9. “WHAT DO YOU DO FOR MONEY HONEY” - Now AC/DC has never exactly been known for “subtlety” in their lyric writing and they certainly aren’t here! Even the band tended to ignore this track for about 20 years.  But even with all that said….man that chorus rules.  How do you get your kicks?

8. “LET ME PUT MY LOVE INTO YOU” - It tells you all you need to know about the quality of Back in Black this song ranks at eight.  One of the all time great AC/DC bass lines, it’s a much needed change of pace.  It’s no one’s favorite track but Brian’s vocal performance is an album highlight. A hint of subtlety to break up an album of unrelenting riffs.

7. “ROCK AND ROLL AIN’T NOISE POLLUTION” – For the record every song the rest of the way is a 10, but this is the song I struggled to place the most.
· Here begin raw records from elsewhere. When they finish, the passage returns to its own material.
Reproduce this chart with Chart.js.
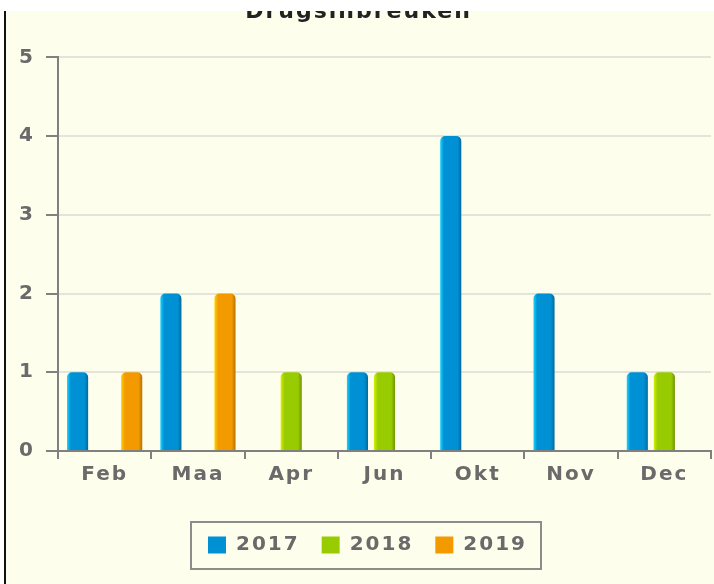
<!DOCTYPE html>
<html>
<head>
<meta charset="utf-8">
<script src="https://cdn.jsdelivr.net/npm/chart.js@4/dist/chart.umd.min.js"></script>
<style>
  body { margin: 0; background: #fff; }
  #kader {
    position: absolute; left: 4px; top: 11px; width: 708px; height: 573px;
    border-left: 2px solid #111; background: #fefeec; overflow: hidden;
  }
  #grafiek { position: absolute; left: 0; top: -20px; }
</style>
</head>
<body>
<div id="kader"><canvas id="grafiek" width="708" height="593"></canvas></div>
<script>
// maanden en aantallen per jaar
var maanden = ["Feb", "Maa", "Apr", "Jun", "Okt", "Nov", "Dec"];
var jaren = ["2017", "2018", "2019"];
var aantal2017 = [1, 2, 0, 1, 4, 2, 1];
var aantal2018 = [0, 0, 1, 1, 0, 0, 1];
var aantal2019 = [1, 2, 0, 0, 0, 0, 0];
var yTicks = [0, 1, 2, 3, 4, 5];

// kleuren: licht (links), vlak, donker (rechts)
var kleuren = [
  ["#19d2ff", "#0090d4", "#006a9e"],
  ["#d6f000", "#99cc00", "#6f9400"],
  ["#ffd200", "#f29a00", "#b87200"],
];

var catPct = 0.87, barPct = 0.78;

// verloop per staaf, links licht en rechts donker
function staafKleur(c) {
  var chart = c.chart, x = chart.scales && chart.scales.x;
  var k = kleuren[c.datasetIndex];
  if (!x || !chart.chartArea) return k[1];
  var breedte = (x.right - x.left) / maanden.length;
  var slot = breedte * catPct / jaren.length;
  var midden = x.getPixelForValue(c.dataIndex) + (c.datasetIndex - 1) * slot;
  var b = slot * barPct;
  var g = chart.ctx.createLinearGradient(midden - b / 2, 0, midden + b / 2, 0);
  g.addColorStop(0, k[0]);
  g.addColorStop(0.18, k[1]);
  g.addColorStop(0.82, k[1]);
  g.addColorStop(1, k[2]);
  return g;
}

var letterAfstand = {
  id: "letterAfstand",
  beforeUpdate: function (chart) { chart.ctx.letterSpacing = "2px"; },
  beforeDraw: function (chart) { chart.ctx.letterSpacing = "2px"; },
};

// legenda iets naar rechts, met een rand eromheen
var schuif = 9;
var legendaRand = {
  id: "legendaRand",
  afterLayout: function (chart) {
    var lg = chart.legend;
    lg.left += schuif;
    lg.right += schuif;
    (lg.legendHitBoxes || []).forEach(function (h) { h.left += schuif; });
  },
  afterDraw: function (chart) {
    var hb = chart.legend.legendHitBoxes;
    if (!hb || !hb.length) return;
    var eerste = hb[0], laatste = hb[hb.length - 1];
    var l = eerste.left - 17, r = laatste.left + laatste.width + 14;
    var t = eerste.top - 13, o = eerste.top + eerste.height + 14;
    var ctx = chart.ctx;
    ctx.save();
    ctx.strokeStyle = "#8c8c8c";
    ctx.lineWidth = 2;
    ctx.strokeRect(l, t, r - l, o - t);
    ctx.restore();
  },
};

var ctx = document.getElementById("grafiek").getContext("2d");

var sets = [aantal2017, aantal2018, aantal2019].map(function (d, i) {
  return {
    label: jaren[i],
    data: d,
    backgroundColor: staafKleur,
    borderWidth: 0,
    borderRadius: { topLeft: 5, topRight: 5, bottomLeft: 0, bottomRight: 0 },
    borderSkipped: false,
    categoryPercentage: catPct,
    barPercentage: barPct,
  };
});

new Chart(ctx, {
  type: "bar",
  data: { labels: maanden, datasets: sets },
  plugins: [letterAfstand, legendaRand],
  options: {
    responsive: false,
    animation: false,
    layout: { padding: { left: 0, right: 3, top: 0, bottom: 19 } },
    plugins: {
      title: {
        display: true,
        text: "Drugsinbreuken",
        color: "#222",
        font: { family: "DejaVu Sans", size: 22, weight: "bold" },
        padding: { top: 8, bottom: 32 },
      },
      legend: {
        position: "bottom",
        labels: {
          color: "#6a6a6a",
          font: { family: "DejaVu Sans", size: 20, weight: "bold" },
          boxWidth: 18,
          boxHeight: 17,
          padding: 22,
          generateLabels: function (chart) {
            return jaren.map(function (j, i) {
              return {
                text: j, fillStyle: kleuren[i][1], strokeStyle: kleuren[i][1],
                lineWidth: 0, datasetIndex: i, fontColor: "#6a6a6a",
              };
            });
          },
        },
      },
      tooltip: { enabled: false },
    },
    scales: {
      x: {
        offset: true,
        grid: {
          display: true, offset: true, drawOnChartArea: false,
          tickLength: 8, tickColor: "#808080", lineWidth: 2,
        },
        border: { display: true, color: "#808080", width: 2 },
        ticks: {
          color: "#6a6a6a", padding: 4,
          font: { family: "DejaVu Sans", size: 20, weight: "bold" },
        },
        afterFit: function (s) { s.height = 62; },
      },
      y: {
        min: 0, max: 5,
        grid: {
          color: "#e4e4dc", lineWidth: 2,
          tickLength: 12, tickColor: "#808080",
        },
        border: { display: true, color: "#808080", width: 2 },
        afterBuildTicks: function (s) {
          s.ticks = yTicks.map(function (v) { return { value: v }; });
        },
        ticks: {
          color: "#6a6a6a", padding: 11,
          font: { family: "DejaVu Sans", size: 20, weight: "bold" },
        },
        afterFit: function (s) { s.width = 52; },
      },
    },
  },
});
</script>
</body>
</html>
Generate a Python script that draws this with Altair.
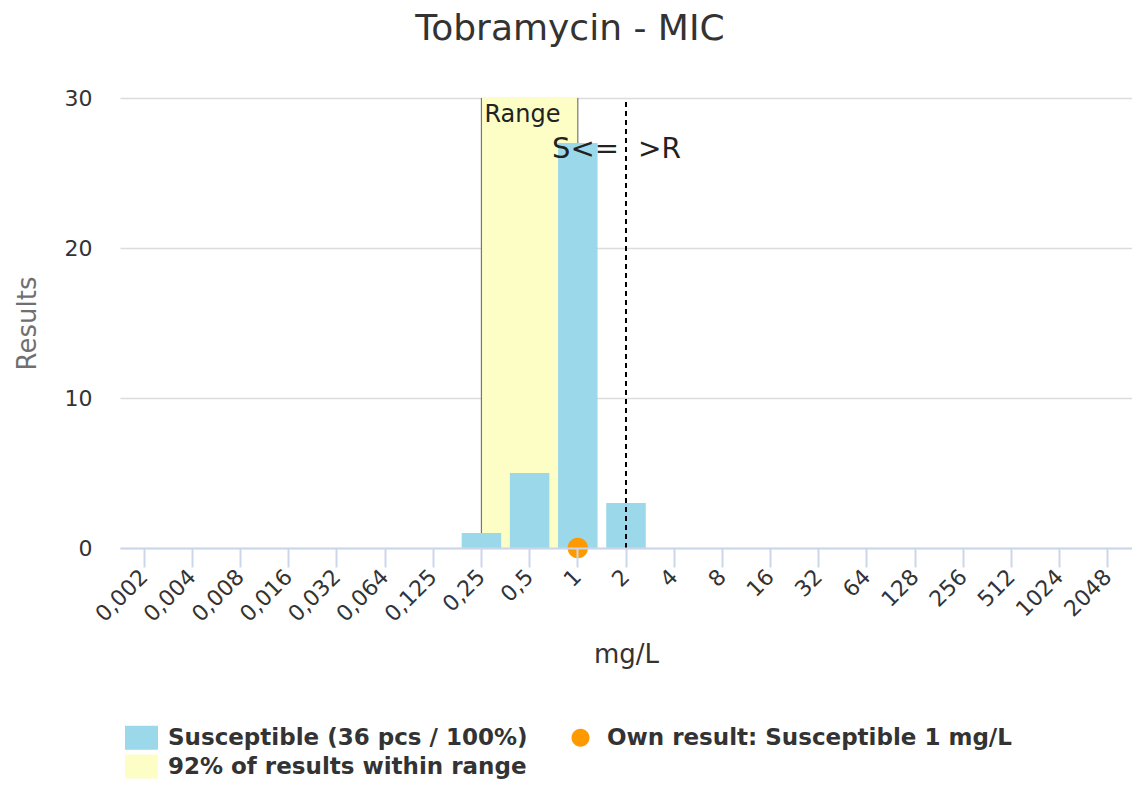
import altair as alt
import pandas as pd

# ---- data ----
categories = ["0,002", "0,004", "0,008", "0,016", "0,032", "0,064", "0,125",
              "0,25", "0,5", "1", "2", "4", "8", "16", "32", "64", "128",
              "256", "512", "1024", "2048"]
counts = [0, 0, 0, 0, 0, 0, 0, 1, 5, 27, 3, 0, 0, 0, 0, 0, 0, 0, 0, 0, 0]

SUSC = "Susceptible (36 pcs / 100%)"
OWN = "Own result: Susceptible 1 mg/L"
RANGE = "92% of results within range"
series_domain = [SUSC, RANGE, OWN]
series_colors = ["#9bd9ea", "#fdfdc6", "#ff9900"]

range_lo = ["0,25"]
range_hi = ["1"]
range_bottom = [0]
range_top = [30]
breakpoint_mic = ["2"]
own_mic = ["1"]
own_value = [0]
y_ticks = [0, 10, 20, 30]

# ---- shapes (legend swatch rectangle / circle) ----
RECT = "M-1,-0.727L1,-0.727L1,0.727L-1,0.727Z"
r = 0.545
k = 0.5523 * r
CIRC = (f"M0,{-r}C{k},{-r},{r},{-k},{r},0C{r},{k},{k},{r},0,{r}"
        f"C{-k},{r},{-r},{k},{-r},0C{-r},{-k},{-k},{-r},0,{-r}Z")

FONT = "DejaVu Sans"

xs = alt.Scale(domain=categories, paddingInner=0, paddingOuter=0)
ys = alt.Scale(domain=[0, 30], nice=False)
cs = alt.Scale(domain=series_domain, range=series_colors)
ss = alt.Scale(domain=series_domain, range=[RECT, RECT, CIRC])

leg = alt.Legend(
    orient="none", legendX=5, legendY=623, title=None, columns=2, direction="vertical",
    labelFont=FONT, labelFontSize=23, labelFontWeight="bold", labelColor="#333333",
    symbolSize=1089, labelOffset=10, columnPadding=36, rowPadding=-4,
    symbolStrokeWidth=0, padding=0, labelLimit=600,
)

x_axis = alt.Axis(labelAngle=-45, labelFont=FONT, labelFontSize=22, labelColor="#333333",
                  labelAlign="right", labelBaseline="middle",
                  tickSize=19, tickWidth=2, tickColor="#ccd6eb",
                  domainColor="#ccd6eb", domainWidth=2, labelPadding=6,
                  titleFont=FONT, titleFontSize=26, titleFontWeight="normal",
                  titleColor="#333333", titleY=114, titleBaseline="alphabetic",
                  grid=False)
y_axis = alt.Axis(values=y_ticks, labelFont=FONT, labelFontSize=22, labelColor="#333333",
                  ticks=False, domain=False, labelPadding=28,
                  grid=True, gridColor="#dcdcdc", gridWidth=1.5,
                  titleFont=FONT, titleFontSize=26, titleFontWeight="normal",
                  titleColor="#707070", titleX=-93, titleY=225,
                  titleAngle=-90, titleAlign="center", titleBaseline="middle")


def X(field, **kw):
    return alt.X(field, scale=xs, title="mg/L", axis=x_axis, **kw)


def Y(field):
    return alt.Y(field, scale=ys, title="Results", axis=y_axis)


bars_df = pd.DataFrame({"mic": categories, "count": counts, "series": [SUSC] * len(categories)})
range_df = pd.DataFrame({"lo": range_lo, "hi": range_hi, "y0": range_bottom,
                         "y1": range_top, "series": [RANGE]})
border_df = pd.DataFrame({"mic": range_lo + range_hi, "y0": range_bottom * 2, "y1": range_top * 2})
bp_df = pd.DataFrame({"mic": breakpoint_mic, "y0": range_bottom, "y1": range_top})
own_df = pd.DataFrame({"mic": own_mic, "count": own_value, "series": [OWN]})
range_txt_df = pd.DataFrame({"mic": range_lo, "y": range_top, "t": ["Range"]})
s_txt_df = pd.DataFrame({"mic": breakpoint_mic, "y": range_top, "t": ["S<="]})
r_txt_df = pd.DataFrame({"mic": breakpoint_mic, "y": range_top, "t": [">R"]})

band = alt.Chart(range_df).mark_rect().encode(
    x=X("lo:N", bandPosition=0.5),
    x2=alt.X2("hi", bandPosition=0.5),
    y=Y("y0:Q"),
    y2="y1:Q",
    color=alt.Color("series:N", scale=cs, legend=leg),
)

borders = alt.Chart(border_df).mark_rule(color="#777777", strokeWidth=1.2).encode(
    x=X("mic:N"), y=Y("y0:Q"), y2="y1:Q",
)

bars = alt.Chart(bars_df).mark_bar(width=alt.RelativeBandSize(0.82)).encode(
    x=X("mic:N"),
    y=Y("count:Q"),
    color=alt.Color("series:N", scale=cs, legend=leg),
)

bp_rule = alt.Chart(bp_df).mark_rule(color="#000000", strokeWidth=2, strokeDash=[5, 4]).encode(
    x=X("mic:N"), y=Y("y0:Q"), y2="y1:Q",
)

range_txt = alt.Chart(range_txt_df).mark_text(
    align="left", baseline="top", dx=3, dy=5, font=FONT, fontSize=24, color="#222222"
).encode(x=X("mic:N"), y=Y("y:Q"), text="t:N")

s_txt = alt.Chart(s_txt_df).mark_text(
    align="right", baseline="alphabetic", dx=-7, dy=60, font=FONT, fontSize=29, color="#222222"
).encode(x=X("mic:N"), y=Y("y:Q"), text="t:N")

r_txt = alt.Chart(r_txt_df).mark_text(
    align="left", baseline="alphabetic", dx=12, dy=60, font=FONT, fontSize=28, color="#222222"
).encode(x=X("mic:N"), y=Y("y:Q"), text="t:N")

own = alt.Chart(own_df).mark_point(filled=True, opacity=1, size=1400, strokeWidth=0).encode(
    x=X("mic:N"),
    y=Y("count:Q"),
    color=alt.Color("series:N", scale=cs, legend=leg),
    shape=alt.Shape("series:N", scale=ss, legend=leg),
)

chart = alt.layer(band, borders, bars, bp_rule, range_txt, s_txt, r_txt, own).properties(
    width=1012, height=450,
    title=alt.TitleParams("Tobramycin - MIC", font=FONT, fontSize=36, fontWeight="normal",
                          color="#333333", anchor="middle", dx=-56, offset=11,
                          baseline="alphabetic"),
    autosize=alt.AutoSizeParams(type="none"),
    padding={"left": 112, "top": 90, "right": 0, "bottom": 239},
).configure(font=FONT).configure_view(stroke=None)

chart.save("out.html", embed_options={"renderer": "svg", "actions": False})
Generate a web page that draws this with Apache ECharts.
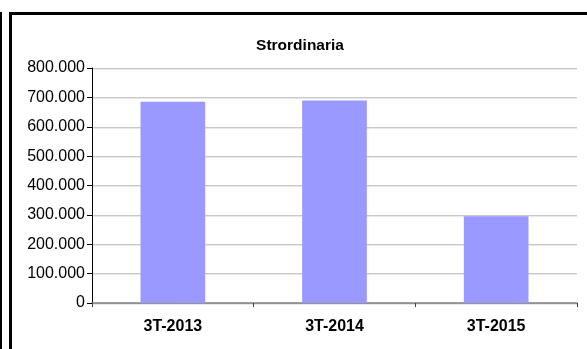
<!DOCTYPE html>
<html>
<head>
<meta charset="utf-8">
<script src="https://cdn.jsdelivr.net/npm/echarts@6/dist/echarts.min.js"></script>
<style>
  html, body { margin: 0; padding: 0; background: #fff; }
  #chart { width: 587px; height: 349px; }
</style>
</head>
<body>
<div id="chart"></div>
<script>
// Quarterly totals, overtime hours ("Strordinaria")
const chartTitle = 'Strordinaria';
const categories = ['3T-2013', '3T-2014', '3T-2015'];
const values = [685000, 689000, 295000];
const yMin = 0;
const yMax = 800000;
const yStep = 100000;

// Italian-style thousands separator: 800000 -> "800.000"
function fmtThousands(v) {
  return String(Math.round(v)).replace(/\B(?=(\d{3})+(?!\d))/g, '.');
}

const font = '"Liberation Sans", Arial, Helvetica, sans-serif';
const chart = echarts.init(document.getElementById('chart'), null, { renderer: 'canvas' });

chart.setOption({
  animation: false,
  backgroundColor: '#ffffff',
  graphic: [
    // frame lines
    { type: 'rect', shape: { x: 0, y: 12, width: 2, height: 337 }, style: { fill: '#000' } },
    { type: 'rect', shape: { x: 9, y: 12, width: 3, height: 337 }, style: { fill: '#000' } },
    { type: 'rect', shape: { x: 9, y: 12, width: 578, height: 3 }, style: { fill: '#000' } },
    {
      type: 'text', x: 300, y: 46,
      style: {
        text: chartTitle, align: 'center', verticalAlign: 'middle',
        font: 'bold 15.5px ' + font, fill: '#000'
      }
    }
  ],
  grid: { left: 92, right: 10, top: 68, bottom: 46, containLabel: false },
  xAxis: {
    type: 'category',
    data: categories,
    axisLine: { show: true, lineStyle: { color: '#808080', width: 1.5 } },
    axisTick: { show: true, alignWithLabel: false, length: 4, lineStyle: { color: '#404040' } },
    axisLabel: { color: '#000', fontFamily: font, fontSize: 16, fontWeight: 'bold', margin: 16 },
    splitLine: { show: false }
  },
  yAxis: {
    type: 'value',
    min: yMin, max: yMax, interval: yStep,
    axisLine: { show: true, lineStyle: { color: '#000', width: 1 } },
    axisTick: { show: true, length: 5, lineStyle: { color: '#000' } },
    axisLabel: {
      color: '#000', fontFamily: font, fontSize: 16, margin: 7,
      formatter: fmtThousands
    },
    splitLine: {
      show: true,
      lineStyle: { color: '#c8c8c8', width: 1, shadowColor: '#e8e8e8', shadowOffsetY: 1, shadowBlur: 0 }
    }
  },
  series: [{
    type: 'bar',
    data: values,
    barWidth: '40%',
    itemStyle: { color: '#9999ff' }
  }]
});
</script>
</body>
</html>
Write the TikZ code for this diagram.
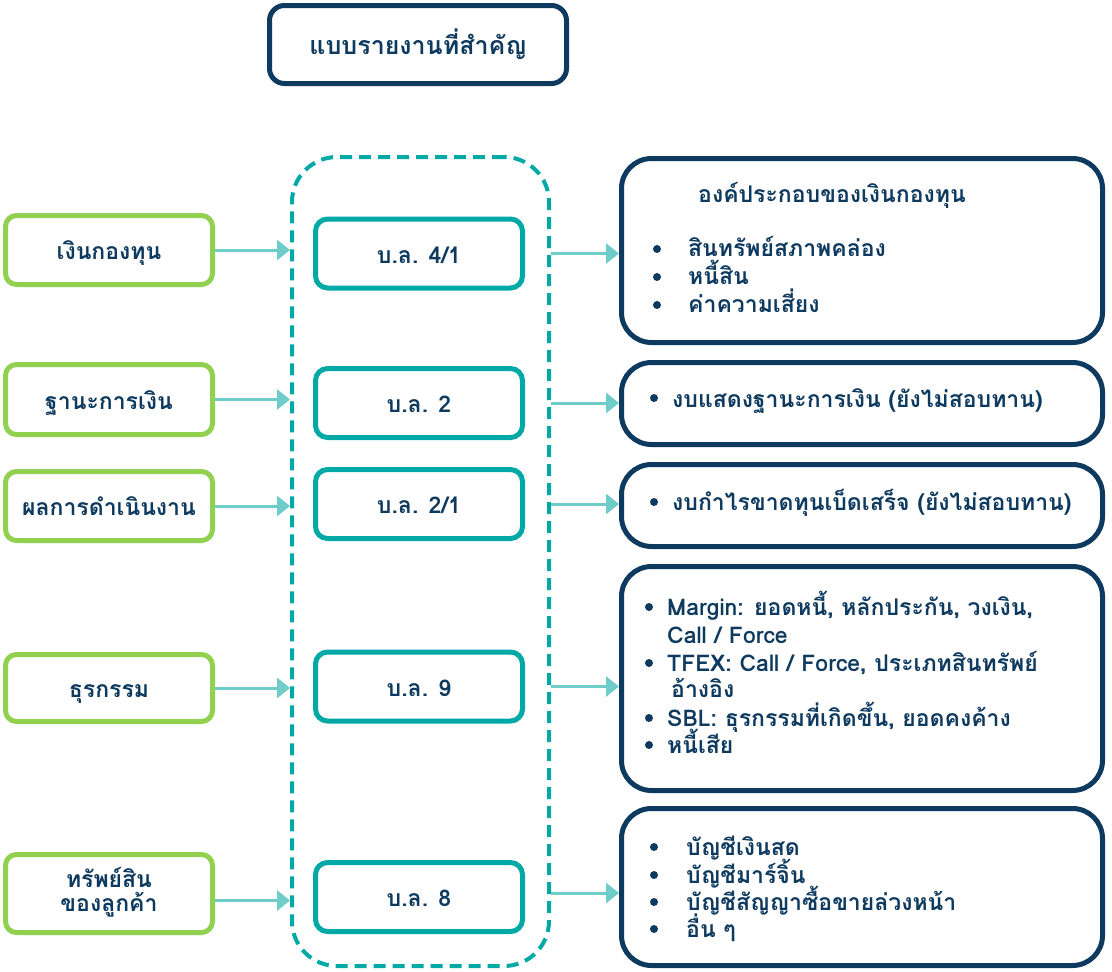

At one point It was as high as three, another down at nine.  So here feels just about right.  The slow build to the rocking chorus combines best with one of Angus Young’s most underrated riffs.  The chorus is either the dumbest chorus of all time or the greatest statement on rock and roll ever.  Which is kind of the point of rock to begin with if I do say so myself.  Is it the best song AC/DC ever wrote?  No.  Is it the ONLY song that could have closed this record?  Absolutely.

6. “GIVIN’ THE DOG A BONE” - A song that even the band can’t figure out what exactly the title is called (Sometimes it’s labeled “Giving the Dog a Bone” or “Given the Dog A Bone”). So that whole subtlety thing I mentioned earlier?  These don’t even get credit as being “double entendres.”  Brian is clearly having a ball, laughing along with how asinine the lyrics are.  Sometimes rock is just fun, and that’s what this song is.  Also Angus, well done on that solo.

5. “YOU SHOOK ME ALL NIGHT LONG” – You know an album is a masterpiece when I’ve got this at five. One of the most flawless recordings of all time, and one of the all time great guitar/drum pairings.  It’s lean, it’s mean, and it’s the AC/DC song pretty much everyone’s done at karaoke.  Hell it’s even a pop hit.  For the record, “She told me to come but I was already there” is the all time greatest double entendre in rock history.

4. “HAVE A DRINK ON ME” – On any other record this is my favorite track. Rock and roll has always been about the camaraderie of the band and amongst the fans.  While it might seem a bit insensitive to Bon Scott, it’s a perfect tribute.  Musically the band reminds you they can do the blues just as well as anyone.  We’re gonna make a big noise.

3. “HELLS BELLS” – Hi Bon. Opening the record with a literal ten bell salute to their fallen friend was the only way to go.  The atmosphere of that build up with its relentless riff sets the stage for the entire album to follow.  Brian’s vocals head straight for the heavens, shredding the vocal chords of anyone who even attempts to stick with him.  It’s one of his all time best performances, as AC/DC stares death in the face and gives it a middle finger.

2. “BACK IN BLACK” - You know what’s actually a really hard thing to do in rock and roll? Simple. It can come off calculated, it can come off uninspired, and it can come off cheesy.  But when you do it right?  That’s where the magic’s at.  This is a relatively simple riff.  It’s an extraordinarily simple chorus.  What does that lead to?  Everyone remembering every single portion of this song.  From the first power cord, it orders you to head bang.  For 4 minutes and 15 seconds the band stays locked into maybe the most perfect mid tempo riff in rock and roll history, and never let’s up.  Brian wails over top, and it all comes together with two of rock’s great solos.  This is the definition of a perfect rock song.

1. “SHOOT TO THRILL” – This is the definition of a perfect rock song. Some bands are lucky enough to get one. AC/DC got two on the same record.  They’ve always been at their best when they settle into a groove, and this song is the definition of groove.  Particularly on the breakdown, just before Angus launches into maybe his all time greatest solo.  The buildup is the highlight of Back In Black as a whole.  Phil Rudd and Cliff Williams own this track with their flawless mid-tempo rhythm and Brian’s vocal melody is just the icing on the cake.  One of the top five tracks in the history of hard rock.